* **What you should do**
Omit all images, then return the remaining material exactly as it stands.

* START *

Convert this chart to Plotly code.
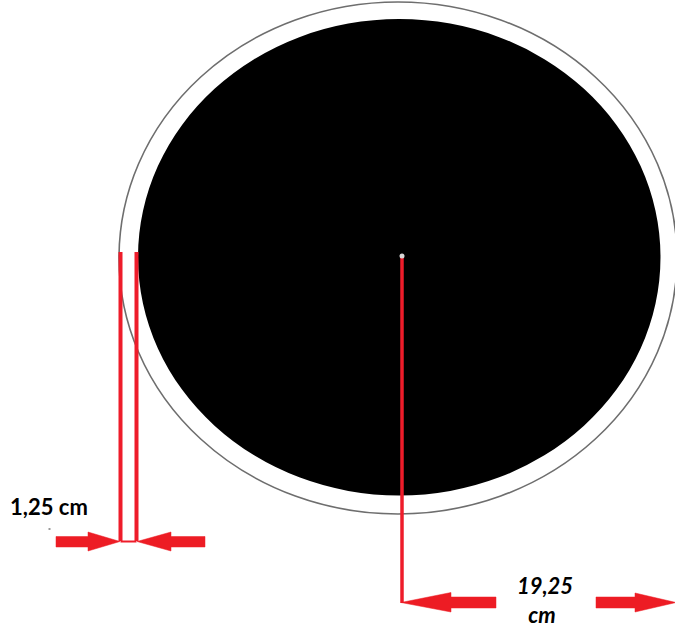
import plotly.graph_objects as go

# Diagram geometry (x, y in image pixels)
outer_ring_x = [119, 677]
outer_ring_y = [2, 514]
inner_disc_x = [138, 660.5]
inner_disc_y = [19, 495.5]

left_line_x = [120.5, 120.5]
left_line_y = [252, 541]
right_line_x = [136.5, 136.5]
right_line_y = [252, 541]
joint_line_x = [120.5, 136.5]
joint_line_y = [541.5, 541.5]
radius_line_x = [402, 402]
radius_line_y = [258, 603]
hub_x = [402]
hub_y = [256]
speck_x = [49.5]
speck_y = [529]

arrow_a_x = [56, 88, 88, 120, 88, 88, 56, 56]
arrow_a_y = [536.5, 536.5, 532, 541.5, 551, 547, 547, 536.5]
arrow_b_x = [205, 171, 171, 137, 171, 171, 205, 205]
arrow_b_y = [536.5, 536.5, 532, 541.5, 551, 547, 547, 536.5]
arrow_c_x = [496, 451, 451, 401, 451, 451, 496, 496]
arrow_c_y = [597, 597, 592.5, 602.5, 612, 608, 608, 597]
arrow_d_x = [596, 635, 635, 676, 635, 635, 596, 596]
arrow_d_y = [597, 597, 593, 602.5, 612, 608, 608, 597]

label_small = "1,25 cm"
label_small_x = [49]
label_small_y = [509]
label_big = ["19,25", "cm"]
label_big_x = [545, 542]
label_big_y = [588, 617]

RED = "#ed1c24"
LINE_RED = "#ee1c2a"

fig = go.Figure()


def line(x, y, w):
    fig.add_trace(go.Scatter(x=x, y=y, mode="lines", line=dict(color=LINE_RED, width=w),
                             hoverinfo="skip", showlegend=False))


def arrow(x, y):
    fig.add_trace(go.Scatter(x=x, y=y, mode="lines", fill="toself", fillcolor=RED,
                             line=dict(color=RED, width=0.5),
                             hoverinfo="skip", showlegend=False))


line(left_line_x, left_line_y, 4)
line(right_line_x, right_line_y, 4)
line(joint_line_x, joint_line_y, 2)
line(radius_line_x, radius_line_y, 3.5)
arrow(arrow_a_x, arrow_a_y)
arrow(arrow_b_x, arrow_b_y)
arrow(arrow_c_x, arrow_c_y)
arrow(arrow_d_x, arrow_d_y)

fig.add_trace(go.Scatter(x=hub_x, y=hub_y, mode="markers",
                         marker=dict(color="#d8d8d8", size=5), hoverinfo="skip", showlegend=False))
fig.add_trace(go.Scatter(x=speck_x, y=speck_y, mode="markers",
                         marker=dict(color="#9a9a9a", symbol="square", size=2), hoverinfo="skip", showlegend=False))
fig.add_trace(go.Scatter(x=label_small_x, y=label_small_y, mode="text", text=[label_small],
                         textposition="middle center",
                         textfont=dict(family="Lato", size=22, color="#000000", weight="bold"),
                         hoverinfo="skip", showlegend=False))
fig.add_trace(go.Scatter(x=label_big_x, y=label_big_y, mode="text", text=label_big,
                         textposition="middle center",
                         textfont=dict(family="Lato", size=22, color="#000000", weight="bold", style="italic"),
                         hoverinfo="skip", showlegend=False))

fig.update_layout(
    width=675, height=632, margin=dict(l=0, r=0, t=0, b=0),
    paper_bgcolor="white", plot_bgcolor="white", showlegend=False,
    xaxis=dict(range=[0, 675], visible=False, fixedrange=True),
    yaxis=dict(range=[632, 0], visible=False, fixedrange=True),
    shapes=[
        dict(type="circle", xref="x", yref="y", layer="below",
             x0=outer_ring_x[0], x1=outer_ring_x[1], y0=outer_ring_y[0], y1=outer_ring_y[1],
             line=dict(color="#6e6e6e", width=1.6), fillcolor="white"),
        dict(type="circle", xref="x", yref="y", layer="below",
             x0=inner_disc_x[0], x1=inner_disc_x[1], y0=inner_disc_y[0], y1=inner_disc_y[1],
             line=dict(width=0), fillcolor="#000000"),
    ],
)

fig.write_html("out.html", config={"displayModeBar": False},
               post_script="document.body.style.margin='0';document.body.style.overflow='hidden';")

* END *

* **Final result**
Convert this chart to Plotly code.
import plotly.graph_objects as go

# Diagram geometry (x, y in image pixels)
outer_ring_x = [119, 677]
outer_ring_y = [2, 514]
inner_disc_x = [138, 660.5]
inner_disc_y = [19, 495.5]

left_line_x = [120.5, 120.5]
left_line_y = [252, 541]
right_line_x = [136.5, 136.5]
right_line_y = [252, 541]
joint_line_x = [120.5, 136.5]
joint_line_y = [541.5, 541.5]
radius_line_x = [402, 402]
radius_line_y = [258, 603]
hub_x = [402]
hub_y = [256]
speck_x = [49.5]
speck_y = [529]

arrow_a_x = [56, 88, 88, 120, 88, 88, 56, 56]
arrow_a_y = [536.5, 536.5, 532, 541.5, 551, 547, 547, 536.5]
arrow_b_x = [205, 171, 171, 137, 171, 171, 205, 205]
arrow_b_y = [536.5, 536.5, 532, 541.5, 551, 547, 547, 536.5]
arrow_c_x = [496, 451, 451, 401, 451, 451, 496, 496]
arrow_c_y = [597, 597, 592.5, 602.5, 612, 608, 608, 597]
arrow_d_x = [596, 635, 635, 676, 635, 635, 596, 596]
arrow_d_y = [597, 597, 593, 602.5, 612, 608, 608, 597]

label_small = "1,25 cm"
label_small_x = [49]
label_small_y = [509]
label_big = ["19,25", "cm"]
label_big_x = [545, 542]
label_big_y = [588, 617]

RED = "#ed1c24"
LINE_RED = "#ee1c2a"

fig = go.Figure()


def line(x, y, w):
    fig.add_trace(go.Scatter(x=x, y=y, mode="lines", line=dict(color=LINE_RED, width=w),
                             hoverinfo="skip", showlegend=False))


def arrow(x, y):
    fig.add_trace(go.Scatter(x=x, y=y, mode="lines", fill="toself", fillcolor=RED,
                             line=dict(color=RED, width=0.5),
                             hoverinfo="skip", showlegend=False))


line(left_line_x, left_line_y, 4)
line(right_line_x, right_line_y, 4)
line(joint_line_x, joint_line_y, 2)
line(radius_line_x, radius_line_y, 3.5)
arrow(arrow_a_x, arrow_a_y)
arrow(arrow_b_x, arrow_b_y)
arrow(arrow_c_x, arrow_c_y)
arrow(arrow_d_x, arrow_d_y)

fig.add_trace(go.Scatter(x=hub_x, y=hub_y, mode="markers",
                         marker=dict(color="#d8d8d8", size=5), hoverinfo="skip", showlegend=False))
fig.add_trace(go.Scatter(x=speck_x, y=speck_y, mode="markers",
                         marker=dict(color="#9a9a9a", symbol="square", size=2), hoverinfo="skip", showlegend=False))
fig.add_trace(go.Scatter(x=label_small_x, y=label_small_y, mode="text", text=[label_small],
                         textposition="middle center",
                         textfont=dict(family="Lato", size=22, color="#000000", weight="bold"),
                         hoverinfo="skip", showlegend=False))
fig.add_trace(go.Scatter(x=label_big_x, y=label_big_y, mode="text", text=label_big,
                         textposition="middle center",
                         textfont=dict(family="Lato", size=22, color="#000000", weight="bold", style="italic"),
                         hoverinfo="skip", showlegend=False))

fig.update_layout(
    width=675, height=632, margin=dict(l=0, r=0, t=0, b=0),
    paper_bgcolor="white", plot_bgcolor="white", showlegend=False,
    xaxis=dict(range=[0, 675], visible=False, fixedrange=True),
    yaxis=dict(range=[632, 0], visible=False, fixedrange=True),
    shapes=[
        dict(type="circle", xref="x", yref="y", layer="below",
             x0=outer_ring_x[0], x1=outer_ring_x[1], y0=outer_ring_y[0], y1=outer_ring_y[1],
             line=dict(color="#6e6e6e", width=1.6), fillcolor="white"),
        dict(type="circle", xref="x", yref="y", layer="below",
             x0=inner_disc_x[0], x1=inner_disc_x[1], y0=inner_disc_y[0], y1=inner_disc_y[1],
             line=dict(width=0), fillcolor="#000000"),
    ],
)

fig.write_html("out.html", config={"displayModeBar": False},
               post_script="document.body.style.margin='0';document.body.style.overflow='hidden';")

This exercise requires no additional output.